2007 — Day 92 - a Vivid demonstration

I'm indebted to an ex-colleague for entertaining me with a PC World link to the state of the Daylight Saving Time issue and the IT world's apparently sluggish response. (Not IBM's, I hasten to assure you. Plans were well in hand long before I left.) I'm reminded however of the thoughts of one Ben Riggins who joined IBM the year I was born, and who can with some justification be regarded (for example) as the father of CICS. He told me once that there was never time to do it right first time, but always time to fix it afterwards.

But why the initial capital "V" in my heading today? Ah, well, yes. Moving on from the original DST article I took a slightly non-PC turn for the worse, here. It is a tad ironic that "adult films" are to play on "Blu-ray" is it not? And Debbie does Dallas1...Again will take some of us back a few years. You have been warned! It's also good to see that Sony, who are now being severely spanked for foisting their nasty little root kit CD protection measures on the world without being entirely truthful (initially) about them, are so protective of our morals.

Multinationals set the agenda. How reassuring to know they are always and unfailingly such bastions of good behavior. They never dodge taxes. They always have the best interests of every last one of their employees at the forefront of every stage of their planning because they never forget who actually does the work and generates that all-important profit. And, of course, they never over-reward their own internal ruling classes by encouraging or even merely tolerating dodgy share option deals, let alone massive salaries and pension top-ups regardless of corporate success.

Pulling strings department

Randall Munroe neatly summarises string theory for me rather more compactly than the elegant writer of The Elegant Universe managed:

Strings

I was taken to his little picture via an article by Michael Riordan reviewing the new book by Lee Smolin The Trouble with Physics: The Rise of String Theory, the Fall of a Science, and What Comes Next.

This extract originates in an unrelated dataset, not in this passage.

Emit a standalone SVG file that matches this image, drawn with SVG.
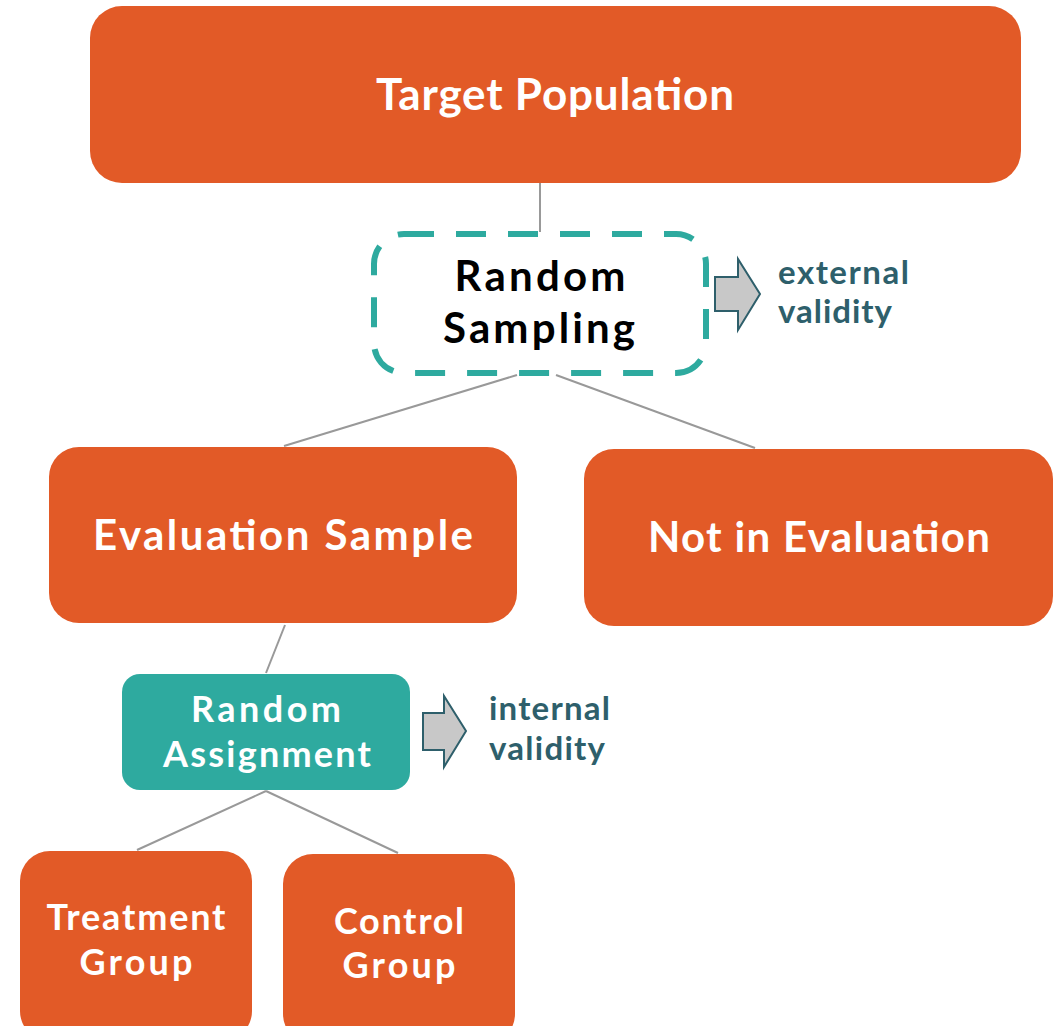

Better yet, Randall also neatly encapsulates the problem with Wikipedia in a way I, for one, can identify with.

Lest we (I) forget department

I bought some books yesterday, in Southampton!

And we were somewhat entertained last night by that remake by Jonathan Demme of Charade though it is surely uncontentious to note that Thandie Newton is no more Audrey Hepburn than Mark Wahlberg is Cary Grant. (Tim Robbins may well, however, be taller than Walter Matthau.)

Tonight, by contrast, we were royally entertained by Peter and Shelagh's Peking duck. Hope it didn't have the sniffles — too late, now.

3 February 2007  

Footnote

1  I did Dallas once. In 1984 with young Graham Meech. But I doubt we made the same impact!